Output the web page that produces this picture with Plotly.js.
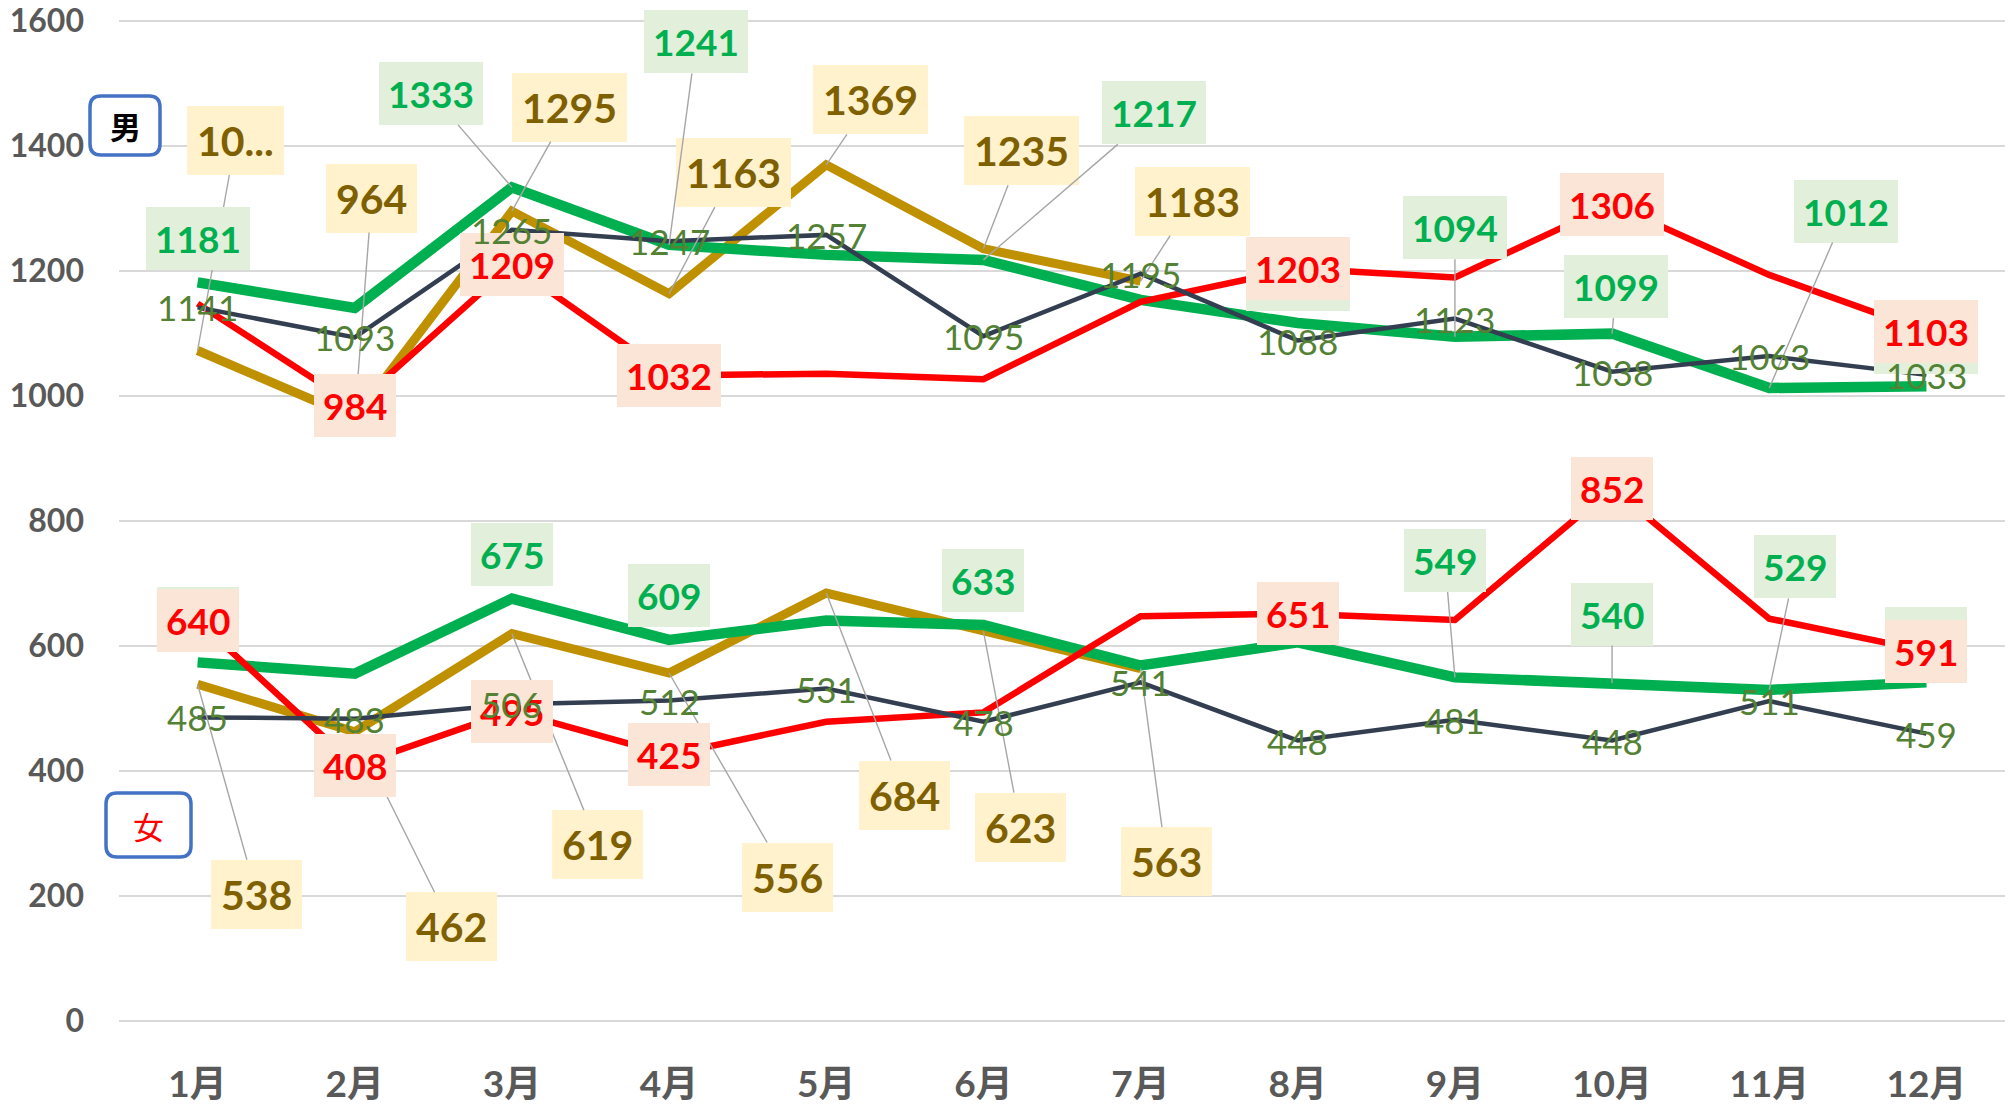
<!DOCTYPE html>
<html><head><meta charset="utf-8">
<script src="https://cdn.plot.ly/plotly-3.0.1.min.js"></script>
<style>html,body{margin:0;padding:0;background:#fff}#chart{width:2011px;height:1105px}</style>
</head><body><div id="chart"></div>
<script>
// ---- data ----
const months = ['1月','2月','3月','4月','5月','6月','7月','8月','9月','10月','11月','12月'];
const maleRed    = [1147, 984, 1209, 1032, 1035, 1026, 1150, 1203, 1189, 1306, 1193, 1103];
const maleGreen  = [1181, 1140, 1333, 1241, 1225, 1217, 1153, 1116, 1094, 1099, 1012, 1015];
const maleNavy   = [1141, 1093, 1265, 1247, 1257, 1095, 1195, 1088, 1123, 1038, 1063, 1033];
const maleGold   = [1072, 964, 1295, 1163, 1369, 1235, 1183];
const femaleRed   = [640, 408, 495, 425, 478, 493, 647, 651, 641, 852, 643, 591];
const femaleGreen = [573, 555, 675, 609, 640, 633, 568, 605, 549, 540, 529, 541];
const femaleNavy  = [485, 483, 506, 512, 531, 478, 541, 448, 481, 448, 511, 459];
const femaleGold  = [538, 462, 619, 556, 684, 623, 563];
const yTicks = [0, 200, 400, 600, 800, 1000, 1200, 1400, 1600];
const groupMale = '男';
const groupFemale = '女';
const maleGoldFirstText = '10...';

// ---- label placement (pixel offsets; 'c' = centred on point; null = none) ----
const C = 'c';
const labMaleGold   = [[38,-210,1],[17,-220,1],[58,-104,1],[64,-121,1],[44,-65,1],[38,-98,1],[52,-80,1]];
const labMaleGreen  = [[0,-44,0],null,[-81,-94,1],[27,-203,1],null,[171,-147,1],null,[0,-44,0],[0,-109,1],[4,-47,1],[77,-177,1],[0,-44,0]];
const labMaleRed    = [null,C,C,C,null,null,null,C,null,C,null,C];
const labMaleNavy   = [C,C,C,C,C,C,C,C,C,C,C,C];
const labFemaleGold = [[59,210,1],[97,195,1],[86,211,1],[118,204,1],[78,202,1],[37,196,1],[26,193,1]];
const labFemaleGreen= [[0,-44,0],null,[0,-44,0],[0,-44,0],null,[0,-44,0],null,null,[-10,-117,1],[0,-69,1],[26,-123,1],[0,-44,0]];
const labFemaleRed  = [C,C,C,C,null,null,null,C,null,C,null,C];
const labFemaleNavy = [C,C,C,C,C,C,C,C,C,C,C,C];

// ---- styles ----
const FONT = 'Lato, "Noto Sans CJK JP", sans-serif';
const ST = {
  red:   {line:'#FF0000', width:6.5, text:'#FF0000', bg:'#FBE5D6', size:37, weight:'bold', pad:9},
  green: {line:'#00B050', width:10.5, text:'#00B050', bg:'#E2EFDA', size:37, weight:'bold', pad:9},
  navy:  {line:'#333F50', width:4.5, text:'#548235', bg:'rgba(0,0,0,0)', size:35, weight:'normal', pad:0},
  gold:  {line:'#BF9000', width:9, text:'#7F6000', bg:'#FFF2CC', size:41, weight:'bold', pad:10}
};

const W=2011, H=1105, ML=119, MR=6, MT=18, MB=82;
const PW=W-ML-MR, PH=H-MT-MB;

function trace(vals, st){
  return {type:'scatter', mode:'lines', x: months.slice(0, vals.length), y: vals,
    line:{color:ST[st].line, width:ST[st].width, shape:'linear'}, hoverinfo:'skip', showlegend:false};
}
const traces = [
  trace(maleGold,'gold'), trace(maleGreen,'green'), trace(maleRed,'red'), trace(maleNavy,'navy'),
  trace(femaleGold,'gold'), trace(femaleGreen,'green'), trace(femaleRed,'red'), trace(femaleNavy,'navy')
];

function labels(vals, labs, st, override){
  const s = ST[st], out = [];
  vals.forEach((v,i)=>{
    const L = labs[i];
    if(L==null) return;
    const text = (override && override[i]!=null) ? override[i] : String(v);
    const a = {x: i, y: v, xref:'x', yref:'y', text: text,
      font:{family:FONT, size:s.size, color:s.text, weight:s.weight},
      bgcolor:s.bg, borderpad:s.pad, borderwidth:0, xanchor:'center', yanchor:'middle'};
    if(L===C){ a.showarrow=false; }
    else if(L[2]===0){ a.showarrow=false; a.xshift=L[0]; a.yshift=-L[1]; }
    else { a.showarrow=true; a.ax=L[0]; a.ay=L[1]; a.axref='pixel'; a.ayref='pixel';
      a.arrowhead=0; a.arrowwidth=1.4; a.arrowcolor='#A6A6A6'; a.standoff=0; a.startstandoff=0; }
    out.push(a);
  });
  return out;
}

const annotations = [].concat(
  labels(maleGold, labMaleGold, 'gold', [maleGoldFirstText]),
  labels(femaleGold, labFemaleGold, 'gold'),
  labels(maleGreen, labMaleGreen, 'green'),
  labels(femaleGreen, labFemaleGreen, 'green'),
  labels(maleRed, labMaleRed, 'red'),
  labels(femaleRed, labFemaleRed, 'red'),
  labels(maleNavy, labMaleNavy, 'navy'),
  labels(femaleNavy, labFemaleNavy, 'navy')
);

// group markers (boxes in pixel space converted to paper)
function px(x){ return (x-ML)/PW; }
function py(y){ return (H-MB-y)/PH; }
function rrect(x0,y0,x1,y1,r){
  const P=(x,y)=>px(x).toFixed(5)+','+py(y).toFixed(5);
  return 'M'+P(x0+r,y0)+' L'+P(x1-r,y0)+' Q'+P(x1,y0)+' '+P(x1,y0+r)+' L'+P(x1,y1-r)+' Q'+P(x1,y1)+' '+P(x1-r,y1)+
    ' L'+P(x0+r,y1)+' Q'+P(x0,y1)+' '+P(x0,y1-r)+' L'+P(x0,y0+r)+' Q'+P(x0,y0)+' '+P(x0+r,y0)+' Z';
}
const boxes = [
  {b:[90,96,160,155], text:groupMale, color:'#000000', weight:'bold'},
  {b:[106,793,191,857], text:groupFemale, color:'#FF0000', weight:'normal'}
];
const shapes = boxes.map(o=>({type:'path', xref:'paper', yref:'paper', layer:'above',
  path: rrect(o.b[0],o.b[1],o.b[2],o.b[3],11), fillcolor:'#FFFFFF', line:{color:'#4472C4', width:3.5}}));
boxes.forEach(o=>{
  annotations.push({xref:'paper', yref:'paper', x:px((o.b[0]+o.b[2])/2), y:py((o.b[1]+o.b[3])/2),
    text:o.text, showarrow:false, xanchor:'center', yanchor:'middle',
    font:{family:'"Noto Sans CJK JP", sans-serif', size:31, color:o.color, weight:o.weight}});
});

const layout = {
  width:W, height:H, margin:{l:ML, r:MR, t:MT, b:MB, pad:0},
  paper_bgcolor:'#FFFFFF', plot_bgcolor:'#FFFFFF', showlegend:false,
  xaxis:{type:'category', categoryarray:months, range:[-0.5, 11.5], autorange:false, showgrid:false, zeroline:false, showline:false, ticks:'',
    tickfont:{family:FONT, size:37, color:'#595959', weight:'bold'}, ticklabelstandoff:36, ticklabeloverflow:'allow', fixedrange:true},
  yaxis:{range:[-4,1604], autorange:false, tickvals:yTicks, ticktext:yTicks.map(String), showgrid:true, gridcolor:'#D9D9D9', gridwidth:2,
    zeroline:false, showline:false, ticks:'', tickfont:{family:FONT, size:32, color:'#595959', weight:'bold'},
    ticklabelstandoff:34, ticklabeloverflow:'allow', fixedrange:true},
  annotations: annotations, shapes: shapes
};
Plotly.newPlot('chart', traces, layout, {displayModeBar:false, staticPlot:true});
</script></body></html>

• _Task to complete_
Write out again every line above exactly as given; the pictures do not belong in the copy.

• _Final answer_
Output the web page that produces this picture with Plotly.js.
<!DOCTYPE html>
<html><head><meta charset="utf-8">
<script src="https://cdn.plot.ly/plotly-3.0.1.min.js"></script>
<style>html,body{margin:0;padding:0;background:#fff}#chart{width:2011px;height:1105px}</style>
</head><body><div id="chart"></div>
<script>
// ---- data ----
const months = ['1月','2月','3月','4月','5月','6月','7月','8月','9月','10月','11月','12月'];
const maleRed    = [1147, 984, 1209, 1032, 1035, 1026, 1150, 1203, 1189, 1306, 1193, 1103];
const maleGreen  = [1181, 1140, 1333, 1241, 1225, 1217, 1153, 1116, 1094, 1099, 1012, 1015];
const maleNavy   = [1141, 1093, 1265, 1247, 1257, 1095, 1195, 1088, 1123, 1038, 1063, 1033];
const maleGold   = [1072, 964, 1295, 1163, 1369, 1235, 1183];
const femaleRed   = [640, 408, 495, 425, 478, 493, 647, 651, 641, 852, 643, 591];
const femaleGreen = [573, 555, 675, 609, 640, 633, 568, 605, 549, 540, 529, 541];
const femaleNavy  = [485, 483, 506, 512, 531, 478, 541, 448, 481, 448, 511, 459];
const femaleGold  = [538, 462, 619, 556, 684, 623, 563];
const yTicks = [0, 200, 400, 600, 800, 1000, 1200, 1400, 1600];
const groupMale = '男';
const groupFemale = '女';
const maleGoldFirstText = '10...';

// ---- label placement (pixel offsets; 'c' = centred on point; null = none) ----
const C = 'c';
const labMaleGold   = [[38,-210,1],[17,-220,1],[58,-104,1],[64,-121,1],[44,-65,1],[38,-98,1],[52,-80,1]];
const labMaleGreen  = [[0,-44,0],null,[-81,-94,1],[27,-203,1],null,[171,-147,1],null,[0,-44,0],[0,-109,1],[4,-47,1],[77,-177,1],[0,-44,0]];
const labMaleRed    = [null,C,C,C,null,null,null,C,null,C,null,C];
const labMaleNavy   = [C,C,C,C,C,C,C,C,C,C,C,C];
const labFemaleGold = [[59,210,1],[97,195,1],[86,211,1],[118,204,1],[78,202,1],[37,196,1],[26,193,1]];
const labFemaleGreen= [[0,-44,0],null,[0,-44,0],[0,-44,0],null,[0,-44,0],null,null,[-10,-117,1],[0,-69,1],[26,-123,1],[0,-44,0]];
const labFemaleRed  = [C,C,C,C,null,null,null,C,null,C,null,C];
const labFemaleNavy = [C,C,C,C,C,C,C,C,C,C,C,C];

// ---- styles ----
const FONT = 'Lato, "Noto Sans CJK JP", sans-serif';
const ST = {
  red:   {line:'#FF0000', width:6.5, text:'#FF0000', bg:'#FBE5D6', size:37, weight:'bold', pad:9},
  green: {line:'#00B050', width:10.5, text:'#00B050', bg:'#E2EFDA', size:37, weight:'bold', pad:9},
  navy:  {line:'#333F50', width:4.5, text:'#548235', bg:'rgba(0,0,0,0)', size:35, weight:'normal', pad:0},
  gold:  {line:'#BF9000', width:9, text:'#7F6000', bg:'#FFF2CC', size:41, weight:'bold', pad:10}
};

const W=2011, H=1105, ML=119, MR=6, MT=18, MB=82;
const PW=W-ML-MR, PH=H-MT-MB;

function trace(vals, st){
  return {type:'scatter', mode:'lines', x: months.slice(0, vals.length), y: vals,
    line:{color:ST[st].line, width:ST[st].width, shape:'linear'}, hoverinfo:'skip', showlegend:false};
}
const traces = [
  trace(maleGold,'gold'), trace(maleGreen,'green'), trace(maleRed,'red'), trace(maleNavy,'navy'),
  trace(femaleGold,'gold'), trace(femaleGreen,'green'), trace(femaleRed,'red'), trace(femaleNavy,'navy')
];

function labels(vals, labs, st, override){
  const s = ST[st], out = [];
  vals.forEach((v,i)=>{
    const L = labs[i];
    if(L==null) return;
    const text = (override && override[i]!=null) ? override[i] : String(v);
    const a = {x: i, y: v, xref:'x', yref:'y', text: text,
      font:{family:FONT, size:s.size, color:s.text, weight:s.weight},
      bgcolor:s.bg, borderpad:s.pad, borderwidth:0, xanchor:'center', yanchor:'middle'};
    if(L===C){ a.showarrow=false; }
    else if(L[2]===0){ a.showarrow=false; a.xshift=L[0]; a.yshift=-L[1]; }
    else { a.showarrow=true; a.ax=L[0]; a.ay=L[1]; a.axref='pixel'; a.ayref='pixel';
      a.arrowhead=0; a.arrowwidth=1.4; a.arrowcolor='#A6A6A6'; a.standoff=0; a.startstandoff=0; }
    out.push(a);
  });
  return out;
}

const annotations = [].concat(
  labels(maleGold, labMaleGold, 'gold', [maleGoldFirstText]),
  labels(femaleGold, labFemaleGold, 'gold'),
  labels(maleGreen, labMaleGreen, 'green'),
  labels(femaleGreen, labFemaleGreen, 'green'),
  labels(maleRed, labMaleRed, 'red'),
  labels(femaleRed, labFemaleRed, 'red'),
  labels(maleNavy, labMaleNavy, 'navy'),
  labels(femaleNavy, labFemaleNavy, 'navy')
);

// group markers (boxes in pixel space converted to paper)
function px(x){ return (x-ML)/PW; }
function py(y){ return (H-MB-y)/PH; }
function rrect(x0,y0,x1,y1,r){
  const P=(x,y)=>px(x).toFixed(5)+','+py(y).toFixed(5);
  return 'M'+P(x0+r,y0)+' L'+P(x1-r,y0)+' Q'+P(x1,y0)+' '+P(x1,y0+r)+' L'+P(x1,y1-r)+' Q'+P(x1,y1)+' '+P(x1-r,y1)+
    ' L'+P(x0+r,y1)+' Q'+P(x0,y1)+' '+P(x0,y1-r)+' L'+P(x0,y0+r)+' Q'+P(x0,y0)+' '+P(x0+r,y0)+' Z';
}
const boxes = [
  {b:[90,96,160,155], text:groupMale, color:'#000000', weight:'bold'},
  {b:[106,793,191,857], text:groupFemale, color:'#FF0000', weight:'normal'}
];
const shapes = boxes.map(o=>({type:'path', xref:'paper', yref:'paper', layer:'above',
  path: rrect(o.b[0],o.b[1],o.b[2],o.b[3],11), fillcolor:'#FFFFFF', line:{color:'#4472C4', width:3.5}}));
boxes.forEach(o=>{
  annotations.push({xref:'paper', yref:'paper', x:px((o.b[0]+o.b[2])/2), y:py((o.b[1]+o.b[3])/2),
    text:o.text, showarrow:false, xanchor:'center', yanchor:'middle',
    font:{family:'"Noto Sans CJK JP", sans-serif', size:31, color:o.color, weight:o.weight}});
});

const layout = {
  width:W, height:H, margin:{l:ML, r:MR, t:MT, b:MB, pad:0},
  paper_bgcolor:'#FFFFFF', plot_bgcolor:'#FFFFFF', showlegend:false,
  xaxis:{type:'category', categoryarray:months, range:[-0.5, 11.5], autorange:false, showgrid:false, zeroline:false, showline:false, ticks:'',
    tickfont:{family:FONT, size:37, color:'#595959', weight:'bold'}, ticklabelstandoff:36, ticklabeloverflow:'allow', fixedrange:true},
  yaxis:{range:[-4,1604], autorange:false, tickvals:yTicks, ticktext:yTicks.map(String), showgrid:true, gridcolor:'#D9D9D9', gridwidth:2,
    zeroline:false, showline:false, ticks:'', tickfont:{family:FONT, size:32, color:'#595959', weight:'bold'},
    ticklabelstandoff:34, ticklabeloverflow:'allow', fixedrange:true},
  annotations: annotations, shapes: shapes
};
Plotly.newPlot('chart', traces, layout, {displayModeBar:false, staticPlot:true});
</script></body></html>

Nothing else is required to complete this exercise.